The point is that in the Corbyn world-view any enemy of the West is worthy of support. Any ally is opposed. So he was happy to invite Raed Salah, a 9/11 conspiracy theorist with a conviction for spreading the blood libel (that Jews drink the blood of gentile children), to take tea with him at the Commons.
Bizarre and dangerous as these alliances may be, they are wrapped up in the language of concern — for the poor, for the rule of law and for the powerless.
Given that Pollard belongs to an ethnicity who are never slow to appropriate “the language of concern” so ruthlessly when their own interests are involved, that is a particularly breathtaking remark. The gall of the man takes one’s breath away.
So why should White advocates welcome the election of a Marxist immigrant-loving left-wing extremist who would obviously abolish all borders and flood the country with every refugee who wants to come here?
Well, not for anything that he himself stands for, himself of course, but more for the destabilising hammer blow his election represents to the current system. His election is a huge defeat for the state mechanism of containment with which popular opinion is suppressed across the West.
For months his candidacy has undergone saturation shame-bombing from the controlled media. Jewish commentators and Israeli issues have been central drivers in this. For once the smear machine has been beaten back. It has now been proven possible to survive allegations of anti-Semitism even in the face of a total media onslaught.
Like the support for Donald Trump, it shows that the media control on opinion is not 100% and that people can rebel against it and can succeed if they are provoked hard enough.
The good news is that British politics is becoming increasingly ethnically driven. There is no doubt that Corbyn’s support for the Palestinian cause won him the rapidly growing Muslim membership of the Labour Party. With the Labour Party having been wiped out in their Scottish heartland they are well on the way to becoming totally identified with the public sector unions. And Muslims.
It is ironic that the Blairite pro-business side of the party which has worked so hard for immigration should be effectively undone by the people they have championed.
Corbyn’s appointment is also a disaster for the ruling Conservative Party. One of the first cries that went up when Corbyn was elected was “If Labour can have a real socialist leader, can we have a real Conservative?”
Good question. The Conservative Party adopted Tony Blair’s New Labour pro-business and social agenda so wholeheartedly that it completely removed the need for a Labour Party. In fact Cameron described himself at one point as the “heir to Blair”.
Now there is no need for the fragile coalition that kept the Tories together. There is a chance of a civil war in the Conservative Party and there is no doubt what the spark would be. With a referendum on membership in the EU looming, right-wing Tories are becoming extremely agitated. Much of UKIP’s senior membership left the Conservatives on the issue of European Union membership and immigration. Cameron came to power on the promise that he would reduce immigration to “tens of thousands” a year. Instead, this year it reached record levels of 330,000 per year — higher than any year under Labour.

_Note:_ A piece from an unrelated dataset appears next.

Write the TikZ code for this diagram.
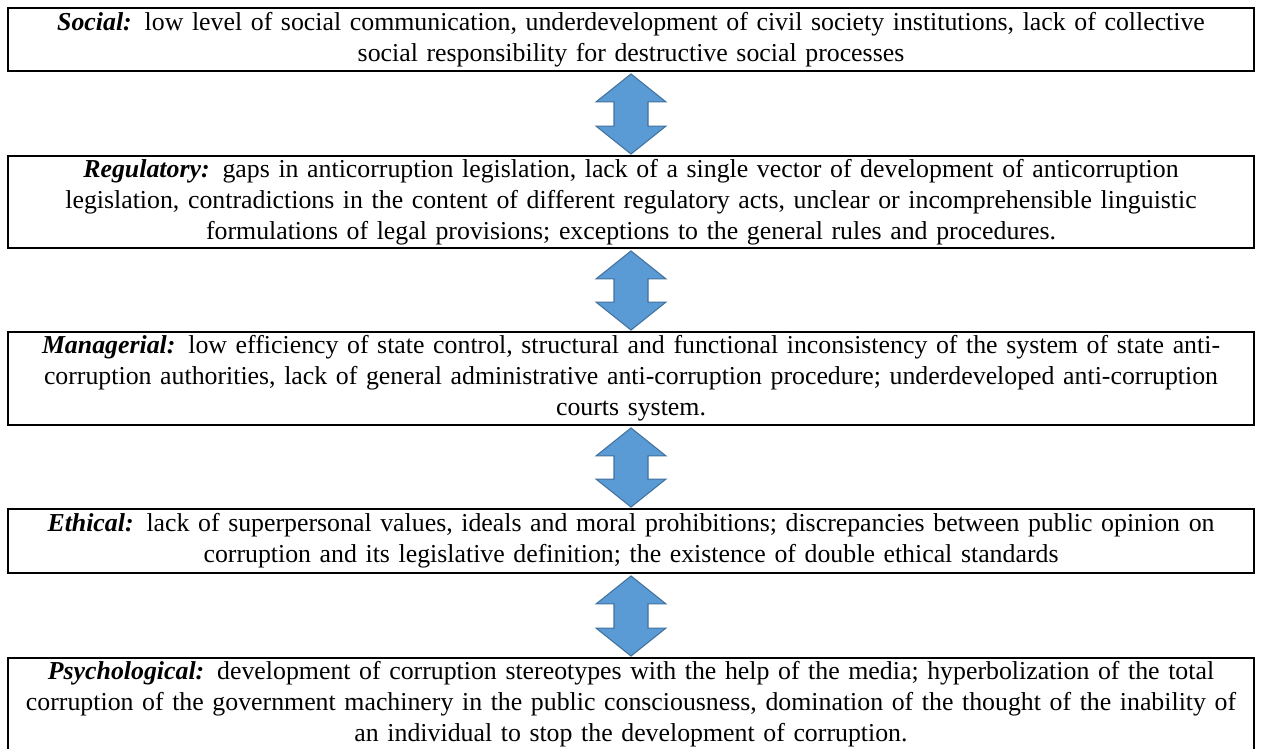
\documentclass[tikz,border=0pt]{standalone}
\usepackage{fontspec}
\setmainfont{Liberation Serif}
\usepackage{tikz}
\usetikzlibrary{calc}

\begin{document}
\begin{tikzpicture}[x=0.02cm,y=0.02cm,
	box/.style={draw,line width=1.1pt,inner xsep=2pt,inner ysep=0pt,
		text width=24.92cm-4pt,align=center,
		font=\fontsize{14.7}{17.6}\selectfont},
	twoway/.style={fill={rgb,255:red,91;green,155;blue,213},
		draw={rgb,255:red,65;green,113;blue,156},line width=0.6pt,line join=miter}]
\useasboundingbox (0,0) rectangle (1261,-748);
\node[box,minimum height=1.26cm] (soc) at (631,-39.5)
	{{\bfseries\itshape Social:} low level of social communication, underdevelopment of civil society institutions, lack of collective\\
	social responsibility for destructive social processes};
\node[box,minimum height=1.84cm] (reg) at (631,-202)
	{{\bfseries\itshape Regulatory:} gaps in anticorruption legislation, lack of a single vector of development of anticorruption\\
	legislation, contradictions in the content of different regulatory acts, unclear or incomprehensible linguistic\\
	formulations of legal provisions; exceptions to the general rules and procedures.};
\node[box,minimum height=1.86cm] (man) at (631,-378.5)
	{{\bfseries\itshape Managerial:} low efficiency of state control, structural and functional inconsistency of the system of state anti-\\
	corruption authorities, lack of general administrative anti-corruption procedure; underdeveloped anti-corruption\\
	courts system.};
\node[box,minimum height=1.28cm] (eth) at (631,-541)
	{{\bfseries\itshape Ethical:} lack of superpersonal values, ideals and moral prohibitions; discrepancies between public opinion on\\
	corruption and its legislative definition; the existence of double ethical standards};
\node[box,minimum height=1.86cm] (psy) at (631,-704.5)
	{{\bfseries\itshape Psychological:} development of corruption stereotypes with the help of the media; hyperbolization of the total\\
	corruption of the government machinery in the public consciousness, domination of the thought of the inability of\\
	an individual to stop the development of corruption.};
\foreach \a/\b in {soc/reg,reg/man,man/eth,eth/psy}{
	\path ($(\a.south)+(0,-2)$) coordinate (top) ($(\b.north)+(0,1)$) coordinate (bot);
	\draw[twoway] (top) -- ++(35,-28) -- ++(-18,0) -- ($(bot)+(17,28)$) -- ++(18,0) -- (bot)
		-- ++(-35,28) -- ++(18,0) -- ($(top)+(-17,-28)$) -- ++(-18,0) -- cycle;
}
\end{tikzpicture}
\end{document}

For the Jews, however, it is all about Israel. One of the shrewdest articles about the implications of Corbyn has come from Haaretz which said that his election creates an opportunity for the anti-Israel BDS (Boycott, Divestment and Sanctions) campaign to go mainstream. This seems more than likely. In an interview last month Corbyn appeared to back the boycotting of British universities carrying out Israeli arms research.
According to the Blairite corporate lobbyist Dan Hodges, Corbyn’s election means the death of Labour. It’s all good.